Центр IBM — сердце делового мира; впрочем, Штраус, истинный художник, вызывавший восхищение Брамса, и сам был фабрикой, лихорадочно производившей легкопотребляемые товары, чудесным образом граничившие с поэзией. Читая надпись на табличке, мы ощущаем себя похожими на Hal, электронный мозг, который в «Космической одиссее» до того очеловечивается, что обретает способность ошибаться, испытывать чувства, бояться. Любителей вальса не возмутило то, что в 1982 году человеком года объявили компьютер.
27. Оглядываясь назад
Если верить надписи, на месте дома № 15 по Шварцшпаниерштрассе, который нынче сторожит неприветливая консьержка (не стесняясь в выражениях, она выгоняет меня вон), до 1904 года стоял дом, где умер Бетховен. В том же доме в ночь с 3 на 4 октября 1903 года Вейнингер выстрелил себе в сердце. За несколько недель до этого он описал чувство растерянности, которое испытываешь, когда, идя по улице, оглядываешься назад и видишь пройденный путь, равнодушную улицу, прямолинейный бег которой говорит о необратимости времени. В конце остается одно: оглянуться назад и увидеть пустоту.
28. Слова, слова, слова
Виллу Гермеса, которая стоит в населенном оленями и кабанами парке на окраине Вены и в облике которой проявилась вся неоднозначность стиля модерн, больше всего любила императрица Елизавета — несчастная, легендарная (и невыносимая) супруга Франца Иосифа, упрямая и неуловимая Сисси, которую так любит народ. Официальному декоратору и художнику Вены (постройка виллы относится к 1882–1886 годам) было поручено расписать спальню императрицы сценами из шекспировского «Сна в летнюю ночь». Макарт подготовил проект, который воплотили в жизнь его преемники.

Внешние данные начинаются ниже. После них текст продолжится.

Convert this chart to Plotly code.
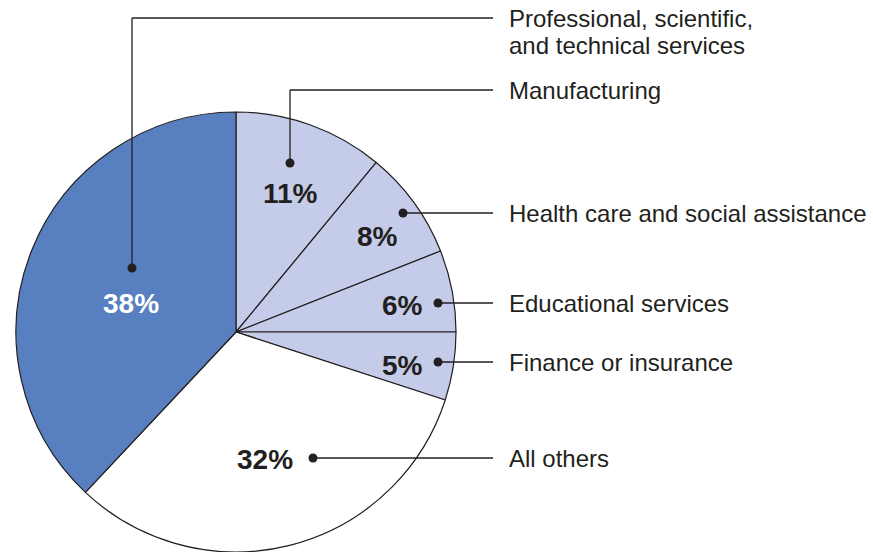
import plotly.graph_objects as go

W, H = 873, 552

# ---- data ----
categories = [
    "Manufacturing",
    "Health care and social assistance",
    "Educational services",
    "Finance or insurance",
    "All others",
    "Professional, scientific,\nand technical services",
]
shares = [11, 8, 6, 5, 32, 38]

# ---- styling ----
slice_colors = ["#c4cce9", "#c4cce9", "#c4cce9", "#c4cce9", "#ffffff", "#587fc0"]
pct_colors = ["#231f20", "#231f20", "#231f20", "#231f20", "#231f20", "#ffffff"]
ink = "#231f20"
FONT = "Liberation Sans, Arial, Helvetica, sans-serif"

# pixel layout of labels (position only)
pct_pos = [(290, 193), (377, 236), (402, 305), (402, 365), (265, 459), (131, 303)]
dot_pos = [(290, 163), (403, 213), (438, 303), (438, 362), (313, 458), (132, 268)]
leader_y = [90, 213, 303, 362, 458, 18]   # y where horizontal leader runs
line_end_x = 493
label_x = 507
line_gap = 27

cx, cy, R = 236, 332, 220


def px(x):
    return x / W


def py(y):
    return 1 - y / H


fig = go.Figure()
fig.add_trace(go.Pie(
    labels=categories,
    values=shares,
    sort=False,
    direction="clockwise",
    rotation=0,
    textinfo="none",
    hoverinfo="label+percent",
    marker=dict(colors=slice_colors, line=dict(color=ink, width=1.2)),
    domain=dict(x=[px(cx - R), px(cx + R)], y=[py(cy + R), py(cy - R)]),
    showlegend=False,
))

shapes = []
annotations = []
for cat, val, (tx, ty), (dx, dy), ly, pc in zip(
        categories, shares, pct_pos, dot_pos, leader_y, pct_colors):
    # leader line
    if abs(ly - dy) > 1:
        shapes.append(dict(type="line", xref="paper", yref="paper",
                           x0=px(dx), y0=py(dy), x1=px(dx), y1=py(ly),
                           line=dict(color=ink, width=1.3), layer="above"))
    shapes.append(dict(type="line", xref="paper", yref="paper",
                       x0=px(dx), y0=py(ly), x1=px(line_end_x), y1=py(ly),
                       line=dict(color=ink, width=1.3), layer="above"))
    # dot
    shapes.append(dict(type="circle", xref="paper", yref="paper",
                       xsizemode="pixel", ysizemode="pixel",
                       xanchor=px(dx), yanchor=py(dy),
                       x0=-4.5, x1=4.5, y0=-4.5, y1=4.5,
                       fillcolor=ink, line=dict(color=ink, width=0), layer="above"))
    # percent text
    annotations.append(dict(x=px(tx), y=py(ty), xref="paper", yref="paper",
                            text=f"<b>{val}%</b>", showarrow=False,
                            xanchor="center", yanchor="middle",
                            font=dict(family=FONT, size=28, color=pc)))
    # category label lines
    for i, line in enumerate(cat.split("\n")):
        annotations.append(dict(x=px(label_x), y=py(ly + i * line_gap),
                                xref="paper", yref="paper",
                                text=line, showarrow=False,
                                xanchor="left", yanchor="middle",
                                font=dict(family=FONT, size=24, color=ink)))

fig.update_layout(
    width=W, height=H,
    margin=dict(l=0, r=0, t=0, b=0),
    paper_bgcolor="white",
    plot_bgcolor="white",
    shapes=shapes,
    annotations=annotations,
)

fig.write_html(
    "out.html",
    config={"displayModeBar": False},
    post_script="document.body.style.margin='0';document.body.style.overflow='hidden';",
)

Краски темные и неброские, постель императрицы выглядит как настоящий смертный одр, на который взирает аллегория меланхолии. В сценах из Шекспира ощущается едва уловимое ледяное сладострастие, присутствующее и в фигурах мифологических персонажей в гимнастическом зале: Елизавета подвергала свое андрогинное тело физическим упражнениям, превратившимся для нее в своего рода культ, в подобие духовных упражнений. Вилла как нельзя лучше соответствовала потухшей, фригидной нежности императрицы, лишенной физической сексуальности и стремившейся к нематериальным усладам и высотам. Императрица заботилась о своем худом стройном теле с аскетическим нарциссизмом; осознание того, что она желанна для мужчин, было ей приятно, но не рождало желания ответить взаимностью; целомудренную императрицу увлекала женская красота, и она просила иностранных послов прислать ей портреты первых красавиц их стран. В Сисси была чистота гермафродита, у которого физическая сторона секса вызывает отвращение и который способен любить лишь нечто сублимированное и далекое.
Как нередко случается, и у Сисси неудовлетворение выплескивалось в поэзию, мучительная бесчувственность воспринималась как знак избранничества. Императрица писала стихи и отчасти была права, доверяя ревниво скрываемым строкам суть и вполне предсказуемую тайну своей души. В старой австрийской империи писать стихи считалось неприличным даже для лицеиста — например, Гофмансталю пришлось напечатать свои гениальные юношеские стихи под псевдонимом; даже пренебрегавшая протоколом государыня Елизавета берегла стихи для себя и для узкого круга доверенных лиц и отдала точные распоряжения, сложив свои сочинения в коробку, чтобы они дошли для потомков.
Как гласит название сборника, стихи Елизаветы — поэтический дневник, рассказывающий не о повседневных событиях, а об их сокровенном смысле, о сияющем свете, который должен их освещать и который тусклость повседневности гасит или, по крайней мере, приглушает. Стихи Сисси повествуют о далеком, о томлении, о том, чем жизнь не является и чем ей хотелось бы стать; поэзия противопоставлена прожитому. Как на самом деле жила Сисси, хорошо известно: юная баварская принцесса, кузина Людвига Баварского, вышла замуж за Франца Иосифа; поначалу брак был счастливым, но потом стал ее тяготить, в семействе мужа и при дворе Сисси все больше не хватало воздуха; растущая неприязнь к роли императрицы, внутренняя пропасть между Сисси, ее супругом и детьми, печаль и тревога, все более частые путешествия и отсутствие при дворе; ощущение, что все и даже сама она ей чужое, нелепая гибель в Женеве от руки итальянского анархиста Луккени.